═══ Material ═══

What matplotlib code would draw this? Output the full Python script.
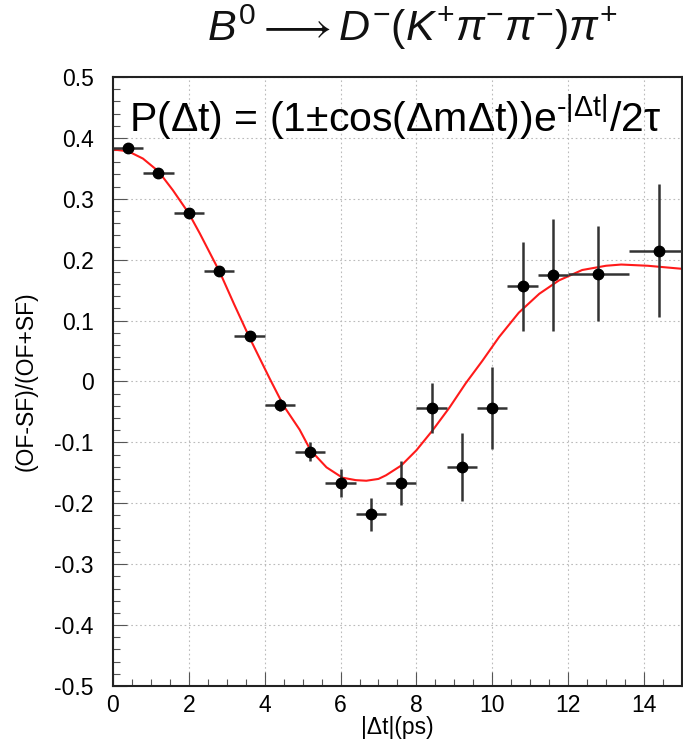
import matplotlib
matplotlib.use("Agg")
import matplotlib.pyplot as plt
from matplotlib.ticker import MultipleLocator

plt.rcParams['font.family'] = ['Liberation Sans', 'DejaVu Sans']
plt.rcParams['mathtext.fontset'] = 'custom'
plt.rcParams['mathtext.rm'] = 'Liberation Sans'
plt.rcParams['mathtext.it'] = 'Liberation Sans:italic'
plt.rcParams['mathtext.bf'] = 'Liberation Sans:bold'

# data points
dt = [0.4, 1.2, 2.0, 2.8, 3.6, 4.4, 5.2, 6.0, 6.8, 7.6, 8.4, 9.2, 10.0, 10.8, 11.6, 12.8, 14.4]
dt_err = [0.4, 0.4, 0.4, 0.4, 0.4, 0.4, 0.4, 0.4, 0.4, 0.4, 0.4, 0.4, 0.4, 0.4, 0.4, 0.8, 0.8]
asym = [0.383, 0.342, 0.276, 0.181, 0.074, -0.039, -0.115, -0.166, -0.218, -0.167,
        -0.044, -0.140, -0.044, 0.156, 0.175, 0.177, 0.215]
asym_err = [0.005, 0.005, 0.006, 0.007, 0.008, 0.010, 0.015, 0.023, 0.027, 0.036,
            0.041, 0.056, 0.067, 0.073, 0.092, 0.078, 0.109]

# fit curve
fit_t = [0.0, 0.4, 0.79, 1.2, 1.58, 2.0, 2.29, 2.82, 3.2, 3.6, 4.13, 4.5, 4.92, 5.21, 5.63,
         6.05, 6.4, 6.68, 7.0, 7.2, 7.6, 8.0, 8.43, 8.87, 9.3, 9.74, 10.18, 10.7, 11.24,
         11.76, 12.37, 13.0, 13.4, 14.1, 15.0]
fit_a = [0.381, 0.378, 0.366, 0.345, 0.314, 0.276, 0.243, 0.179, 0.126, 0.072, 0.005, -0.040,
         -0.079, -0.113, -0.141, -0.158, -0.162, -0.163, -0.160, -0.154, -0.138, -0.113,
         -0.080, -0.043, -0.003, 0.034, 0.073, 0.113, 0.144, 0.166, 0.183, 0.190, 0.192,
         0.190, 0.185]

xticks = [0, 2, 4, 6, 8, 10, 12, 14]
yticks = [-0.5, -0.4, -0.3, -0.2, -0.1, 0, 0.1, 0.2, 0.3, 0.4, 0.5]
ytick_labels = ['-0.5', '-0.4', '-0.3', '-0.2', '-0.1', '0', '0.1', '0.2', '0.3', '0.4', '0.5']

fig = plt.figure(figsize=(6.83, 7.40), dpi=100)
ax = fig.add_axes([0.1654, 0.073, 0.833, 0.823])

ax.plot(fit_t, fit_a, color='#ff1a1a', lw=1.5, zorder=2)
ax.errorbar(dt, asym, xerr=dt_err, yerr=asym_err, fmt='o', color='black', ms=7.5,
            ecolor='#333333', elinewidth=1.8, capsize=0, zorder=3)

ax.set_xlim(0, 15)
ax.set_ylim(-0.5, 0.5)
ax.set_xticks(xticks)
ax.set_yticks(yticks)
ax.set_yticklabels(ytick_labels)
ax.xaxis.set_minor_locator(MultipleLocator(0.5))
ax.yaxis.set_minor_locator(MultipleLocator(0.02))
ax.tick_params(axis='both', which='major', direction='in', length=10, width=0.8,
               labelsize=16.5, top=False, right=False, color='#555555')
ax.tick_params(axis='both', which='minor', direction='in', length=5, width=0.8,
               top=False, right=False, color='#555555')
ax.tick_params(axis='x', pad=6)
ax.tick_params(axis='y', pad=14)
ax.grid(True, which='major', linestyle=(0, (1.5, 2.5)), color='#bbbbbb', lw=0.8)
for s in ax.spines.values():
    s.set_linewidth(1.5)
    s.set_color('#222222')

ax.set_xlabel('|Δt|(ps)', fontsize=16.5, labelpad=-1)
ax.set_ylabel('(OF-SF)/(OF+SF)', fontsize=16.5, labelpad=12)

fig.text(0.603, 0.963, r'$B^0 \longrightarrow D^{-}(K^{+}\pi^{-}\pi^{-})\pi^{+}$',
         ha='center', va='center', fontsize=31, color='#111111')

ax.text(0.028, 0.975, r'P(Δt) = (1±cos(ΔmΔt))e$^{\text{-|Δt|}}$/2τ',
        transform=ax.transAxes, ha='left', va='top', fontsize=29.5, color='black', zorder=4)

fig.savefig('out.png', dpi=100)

═══

## [What the task requires]
Except for the pictures, give all the material above again verbatim.

## [The reply]
What matplotlib code would draw this? Output the full Python script.
import matplotlib
matplotlib.use("Agg")
import matplotlib.pyplot as plt
from matplotlib.ticker import MultipleLocator

plt.rcParams['font.family'] = ['Liberation Sans', 'DejaVu Sans']
plt.rcParams['mathtext.fontset'] = 'custom'
plt.rcParams['mathtext.rm'] = 'Liberation Sans'
plt.rcParams['mathtext.it'] = 'Liberation Sans:italic'
plt.rcParams['mathtext.bf'] = 'Liberation Sans:bold'

# data points
dt = [0.4, 1.2, 2.0, 2.8, 3.6, 4.4, 5.2, 6.0, 6.8, 7.6, 8.4, 9.2, 10.0, 10.8, 11.6, 12.8, 14.4]
dt_err = [0.4, 0.4, 0.4, 0.4, 0.4, 0.4, 0.4, 0.4, 0.4, 0.4, 0.4, 0.4, 0.4, 0.4, 0.4, 0.8, 0.8]
asym = [0.383, 0.342, 0.276, 0.181, 0.074, -0.039, -0.115, -0.166, -0.218, -0.167,
        -0.044, -0.140, -0.044, 0.156, 0.175, 0.177, 0.215]
asym_err = [0.005, 0.005, 0.006, 0.007, 0.008, 0.010, 0.015, 0.023, 0.027, 0.036,
            0.041, 0.056, 0.067, 0.073, 0.092, 0.078, 0.109]

# fit curve
fit_t = [0.0, 0.4, 0.79, 1.2, 1.58, 2.0, 2.29, 2.82, 3.2, 3.6, 4.13, 4.5, 4.92, 5.21, 5.63,
         6.05, 6.4, 6.68, 7.0, 7.2, 7.6, 8.0, 8.43, 8.87, 9.3, 9.74, 10.18, 10.7, 11.24,
         11.76, 12.37, 13.0, 13.4, 14.1, 15.0]
fit_a = [0.381, 0.378, 0.366, 0.345, 0.314, 0.276, 0.243, 0.179, 0.126, 0.072, 0.005, -0.040,
         -0.079, -0.113, -0.141, -0.158, -0.162, -0.163, -0.160, -0.154, -0.138, -0.113,
         -0.080, -0.043, -0.003, 0.034, 0.073, 0.113, 0.144, 0.166, 0.183, 0.190, 0.192,
         0.190, 0.185]

xticks = [0, 2, 4, 6, 8, 10, 12, 14]
yticks = [-0.5, -0.4, -0.3, -0.2, -0.1, 0, 0.1, 0.2, 0.3, 0.4, 0.5]
ytick_labels = ['-0.5', '-0.4', '-0.3', '-0.2', '-0.1', '0', '0.1', '0.2', '0.3', '0.4', '0.5']

fig = plt.figure(figsize=(6.83, 7.40), dpi=100)
ax = fig.add_axes([0.1654, 0.073, 0.833, 0.823])

ax.plot(fit_t, fit_a, color='#ff1a1a', lw=1.5, zorder=2)
ax.errorbar(dt, asym, xerr=dt_err, yerr=asym_err, fmt='o', color='black', ms=7.5,
            ecolor='#333333', elinewidth=1.8, capsize=0, zorder=3)

ax.set_xlim(0, 15)
ax.set_ylim(-0.5, 0.5)
ax.set_xticks(xticks)
ax.set_yticks(yticks)
ax.set_yticklabels(ytick_labels)
ax.xaxis.set_minor_locator(MultipleLocator(0.5))
ax.yaxis.set_minor_locator(MultipleLocator(0.02))
ax.tick_params(axis='both', which='major', direction='in', length=10, width=0.8,
               labelsize=16.5, top=False, right=False, color='#555555')
ax.tick_params(axis='both', which='minor', direction='in', length=5, width=0.8,
               top=False, right=False, color='#555555')
ax.tick_params(axis='x', pad=6)
ax.tick_params(axis='y', pad=14)
ax.grid(True, which='major', linestyle=(0, (1.5, 2.5)), color='#bbbbbb', lw=0.8)
for s in ax.spines.values():
    s.set_linewidth(1.5)
    s.set_color('#222222')

ax.set_xlabel('|Δt|(ps)', fontsize=16.5, labelpad=-1)
ax.set_ylabel('(OF-SF)/(OF+SF)', fontsize=16.5, labelpad=12)

fig.text(0.603, 0.963, r'$B^0 \longrightarrow D^{-}(K^{+}\pi^{-}\pi^{-})\pi^{+}$',
         ha='center', va='center', fontsize=31, color='#111111')

ax.text(0.028, 0.975, r'P(Δt) = (1±cos(ΔmΔt))e$^{\text{-|Δt|}}$/2τ',
        transform=ax.transAxes, ha='left', va='top', fontsize=29.5, color='black', zorder=4)

fig.savefig('out.png', dpi=100)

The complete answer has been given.